Using the listing below, output only the lines from the one that contains "Give me the" through the one that contains "const xTicks = [0, 4, 8, 12, 16, 20];", inclusive, exactly as given and without images.

(Saved entries)
★ ★ ★ ★ ★ ★ ★
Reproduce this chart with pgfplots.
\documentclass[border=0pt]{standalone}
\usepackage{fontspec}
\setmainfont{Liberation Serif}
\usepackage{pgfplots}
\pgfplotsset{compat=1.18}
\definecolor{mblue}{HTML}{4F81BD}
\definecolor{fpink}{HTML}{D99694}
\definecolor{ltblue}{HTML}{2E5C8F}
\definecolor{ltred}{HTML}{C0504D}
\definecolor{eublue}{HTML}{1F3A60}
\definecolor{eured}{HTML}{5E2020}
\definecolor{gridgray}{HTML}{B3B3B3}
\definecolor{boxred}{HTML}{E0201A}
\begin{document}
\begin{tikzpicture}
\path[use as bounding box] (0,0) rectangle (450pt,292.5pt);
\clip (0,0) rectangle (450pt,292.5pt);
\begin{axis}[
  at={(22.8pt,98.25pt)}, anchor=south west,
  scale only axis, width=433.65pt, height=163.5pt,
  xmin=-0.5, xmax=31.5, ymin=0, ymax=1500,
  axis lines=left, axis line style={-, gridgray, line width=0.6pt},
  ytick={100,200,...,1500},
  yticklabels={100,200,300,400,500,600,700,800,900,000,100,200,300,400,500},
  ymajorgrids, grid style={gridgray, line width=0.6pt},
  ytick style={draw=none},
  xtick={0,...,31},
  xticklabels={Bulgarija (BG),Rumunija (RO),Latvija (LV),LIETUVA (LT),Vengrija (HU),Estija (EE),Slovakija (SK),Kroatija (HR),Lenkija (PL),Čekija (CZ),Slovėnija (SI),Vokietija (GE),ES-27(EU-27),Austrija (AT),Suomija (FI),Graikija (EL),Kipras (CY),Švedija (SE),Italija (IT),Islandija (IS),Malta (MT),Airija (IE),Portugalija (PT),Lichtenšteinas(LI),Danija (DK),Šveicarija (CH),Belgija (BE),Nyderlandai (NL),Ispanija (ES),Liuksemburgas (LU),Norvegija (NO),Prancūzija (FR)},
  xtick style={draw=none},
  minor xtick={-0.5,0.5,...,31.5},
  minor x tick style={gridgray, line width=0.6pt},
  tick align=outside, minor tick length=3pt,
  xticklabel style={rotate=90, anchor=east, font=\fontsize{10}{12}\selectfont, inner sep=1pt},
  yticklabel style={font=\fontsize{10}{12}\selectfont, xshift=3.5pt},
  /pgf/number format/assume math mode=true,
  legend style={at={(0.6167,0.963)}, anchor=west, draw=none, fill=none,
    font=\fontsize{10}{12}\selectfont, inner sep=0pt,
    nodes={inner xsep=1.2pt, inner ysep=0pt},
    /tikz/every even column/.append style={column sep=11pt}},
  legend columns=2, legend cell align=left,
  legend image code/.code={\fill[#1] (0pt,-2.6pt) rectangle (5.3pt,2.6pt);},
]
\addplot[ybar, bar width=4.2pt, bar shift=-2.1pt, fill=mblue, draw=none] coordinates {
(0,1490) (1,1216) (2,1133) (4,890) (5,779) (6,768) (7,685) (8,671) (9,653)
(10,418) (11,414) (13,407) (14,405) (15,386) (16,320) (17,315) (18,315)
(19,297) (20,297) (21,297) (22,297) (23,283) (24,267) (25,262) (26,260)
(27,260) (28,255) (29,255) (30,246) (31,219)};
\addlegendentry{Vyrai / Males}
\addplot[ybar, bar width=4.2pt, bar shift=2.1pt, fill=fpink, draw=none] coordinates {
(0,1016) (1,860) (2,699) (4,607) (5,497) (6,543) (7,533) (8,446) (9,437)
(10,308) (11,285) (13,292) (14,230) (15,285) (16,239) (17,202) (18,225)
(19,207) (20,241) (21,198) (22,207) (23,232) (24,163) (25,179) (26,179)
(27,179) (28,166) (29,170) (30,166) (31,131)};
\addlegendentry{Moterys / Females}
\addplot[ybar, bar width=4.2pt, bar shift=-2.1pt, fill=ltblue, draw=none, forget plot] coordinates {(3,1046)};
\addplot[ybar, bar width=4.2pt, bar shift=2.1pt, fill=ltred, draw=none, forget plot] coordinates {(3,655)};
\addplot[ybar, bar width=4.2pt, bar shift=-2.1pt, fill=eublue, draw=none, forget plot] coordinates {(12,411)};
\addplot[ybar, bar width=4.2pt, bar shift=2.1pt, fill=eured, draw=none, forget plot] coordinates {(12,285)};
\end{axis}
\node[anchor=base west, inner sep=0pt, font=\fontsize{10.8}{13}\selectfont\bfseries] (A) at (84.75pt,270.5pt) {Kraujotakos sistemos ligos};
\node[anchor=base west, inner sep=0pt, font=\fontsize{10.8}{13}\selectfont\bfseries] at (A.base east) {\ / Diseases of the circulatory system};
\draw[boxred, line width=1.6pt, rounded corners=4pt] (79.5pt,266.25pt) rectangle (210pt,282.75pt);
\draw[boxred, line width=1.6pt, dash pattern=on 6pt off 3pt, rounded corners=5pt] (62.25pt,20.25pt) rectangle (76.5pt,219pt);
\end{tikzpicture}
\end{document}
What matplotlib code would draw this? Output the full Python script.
★ ★ ★ ★ ★ ★ ★
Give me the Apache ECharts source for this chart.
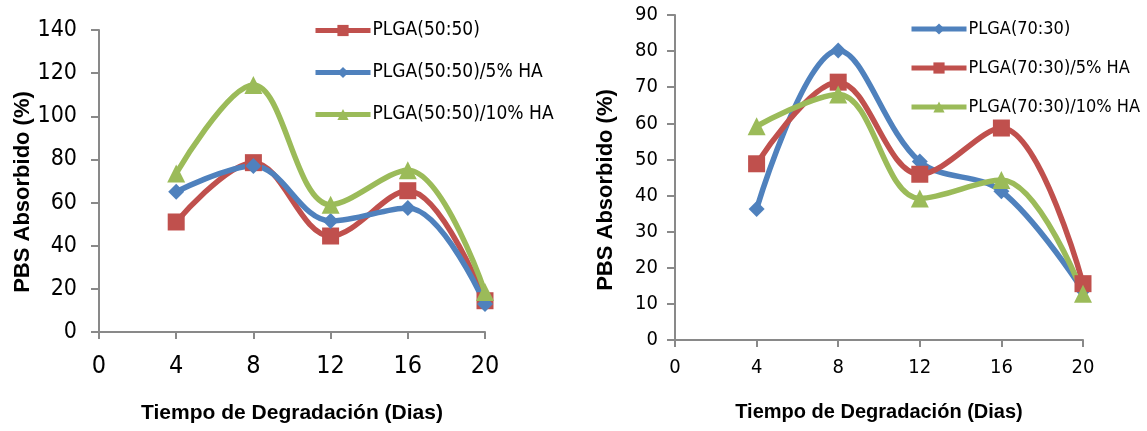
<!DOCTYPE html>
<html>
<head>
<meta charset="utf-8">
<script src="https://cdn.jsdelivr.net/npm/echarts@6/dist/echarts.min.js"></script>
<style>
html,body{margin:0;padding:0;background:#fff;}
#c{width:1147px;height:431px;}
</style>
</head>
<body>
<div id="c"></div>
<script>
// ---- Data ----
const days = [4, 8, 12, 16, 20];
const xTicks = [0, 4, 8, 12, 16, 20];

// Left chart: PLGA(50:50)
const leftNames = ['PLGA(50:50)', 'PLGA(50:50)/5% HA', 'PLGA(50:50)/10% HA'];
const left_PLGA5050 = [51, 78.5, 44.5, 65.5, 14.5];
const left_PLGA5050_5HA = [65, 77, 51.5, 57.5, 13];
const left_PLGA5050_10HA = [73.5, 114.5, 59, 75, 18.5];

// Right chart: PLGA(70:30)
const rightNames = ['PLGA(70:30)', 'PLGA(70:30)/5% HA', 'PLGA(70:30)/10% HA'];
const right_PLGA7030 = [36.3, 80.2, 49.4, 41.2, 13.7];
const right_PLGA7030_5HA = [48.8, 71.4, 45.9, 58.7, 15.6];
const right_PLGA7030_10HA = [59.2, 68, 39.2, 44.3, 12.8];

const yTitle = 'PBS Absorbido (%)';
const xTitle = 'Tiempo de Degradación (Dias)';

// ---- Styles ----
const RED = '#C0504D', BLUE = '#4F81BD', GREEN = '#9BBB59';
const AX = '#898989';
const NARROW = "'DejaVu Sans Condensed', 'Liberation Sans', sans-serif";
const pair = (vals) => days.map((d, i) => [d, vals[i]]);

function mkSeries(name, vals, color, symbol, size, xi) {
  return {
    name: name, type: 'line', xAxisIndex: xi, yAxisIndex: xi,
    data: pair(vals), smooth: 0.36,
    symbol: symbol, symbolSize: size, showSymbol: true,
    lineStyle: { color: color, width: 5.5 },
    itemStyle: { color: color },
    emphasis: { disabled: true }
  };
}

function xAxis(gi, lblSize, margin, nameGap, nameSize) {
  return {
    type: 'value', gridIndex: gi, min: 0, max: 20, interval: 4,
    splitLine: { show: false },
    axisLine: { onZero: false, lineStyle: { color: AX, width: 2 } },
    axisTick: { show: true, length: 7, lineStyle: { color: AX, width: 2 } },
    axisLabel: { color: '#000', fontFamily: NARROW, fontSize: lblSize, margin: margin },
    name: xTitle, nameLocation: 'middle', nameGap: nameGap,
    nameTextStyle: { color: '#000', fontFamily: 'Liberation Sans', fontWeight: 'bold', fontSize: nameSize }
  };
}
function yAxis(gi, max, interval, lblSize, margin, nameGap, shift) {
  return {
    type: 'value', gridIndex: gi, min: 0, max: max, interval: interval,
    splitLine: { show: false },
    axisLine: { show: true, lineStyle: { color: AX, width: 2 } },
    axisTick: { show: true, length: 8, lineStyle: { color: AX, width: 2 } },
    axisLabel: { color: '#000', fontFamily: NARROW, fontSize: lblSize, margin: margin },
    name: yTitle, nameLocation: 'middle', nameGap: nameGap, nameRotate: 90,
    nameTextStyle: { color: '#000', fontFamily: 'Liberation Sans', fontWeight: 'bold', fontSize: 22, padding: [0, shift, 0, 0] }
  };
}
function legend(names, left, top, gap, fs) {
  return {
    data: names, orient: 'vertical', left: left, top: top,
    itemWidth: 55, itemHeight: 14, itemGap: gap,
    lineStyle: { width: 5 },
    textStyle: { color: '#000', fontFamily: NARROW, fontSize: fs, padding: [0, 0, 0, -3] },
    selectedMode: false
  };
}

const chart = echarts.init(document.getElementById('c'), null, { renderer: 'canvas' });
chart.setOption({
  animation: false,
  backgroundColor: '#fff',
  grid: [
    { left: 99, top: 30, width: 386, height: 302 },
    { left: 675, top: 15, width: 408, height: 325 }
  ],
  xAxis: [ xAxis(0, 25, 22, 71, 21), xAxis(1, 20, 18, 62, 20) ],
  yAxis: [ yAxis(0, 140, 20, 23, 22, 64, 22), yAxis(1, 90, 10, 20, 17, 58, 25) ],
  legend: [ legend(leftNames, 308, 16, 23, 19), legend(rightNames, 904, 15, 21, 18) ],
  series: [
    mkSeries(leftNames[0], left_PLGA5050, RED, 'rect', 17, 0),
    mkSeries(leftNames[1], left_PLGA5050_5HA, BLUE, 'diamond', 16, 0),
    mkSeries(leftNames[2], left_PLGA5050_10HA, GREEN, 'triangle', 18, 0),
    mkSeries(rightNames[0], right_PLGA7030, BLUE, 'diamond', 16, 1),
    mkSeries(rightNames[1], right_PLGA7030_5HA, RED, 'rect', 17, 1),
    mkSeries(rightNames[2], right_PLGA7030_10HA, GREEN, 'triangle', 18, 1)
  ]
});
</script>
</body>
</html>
★ ★ ★ ★ ★ ★ ★
### [Complete response]
Give me the Apache ECharts source for this chart.
<!DOCTYPE html>
<html>
<head>
<meta charset="utf-8">
<script src="https://cdn.jsdelivr.net/npm/echarts@6/dist/echarts.min.js"></script>
<style>
html,body{margin:0;padding:0;background:#fff;}
#c{width:1147px;height:431px;}
</style>
</head>
<body>
<div id="c"></div>
<script>
// ---- Data ----
const days = [4, 8, 12, 16, 20];
const xTicks = [0, 4, 8, 12, 16, 20];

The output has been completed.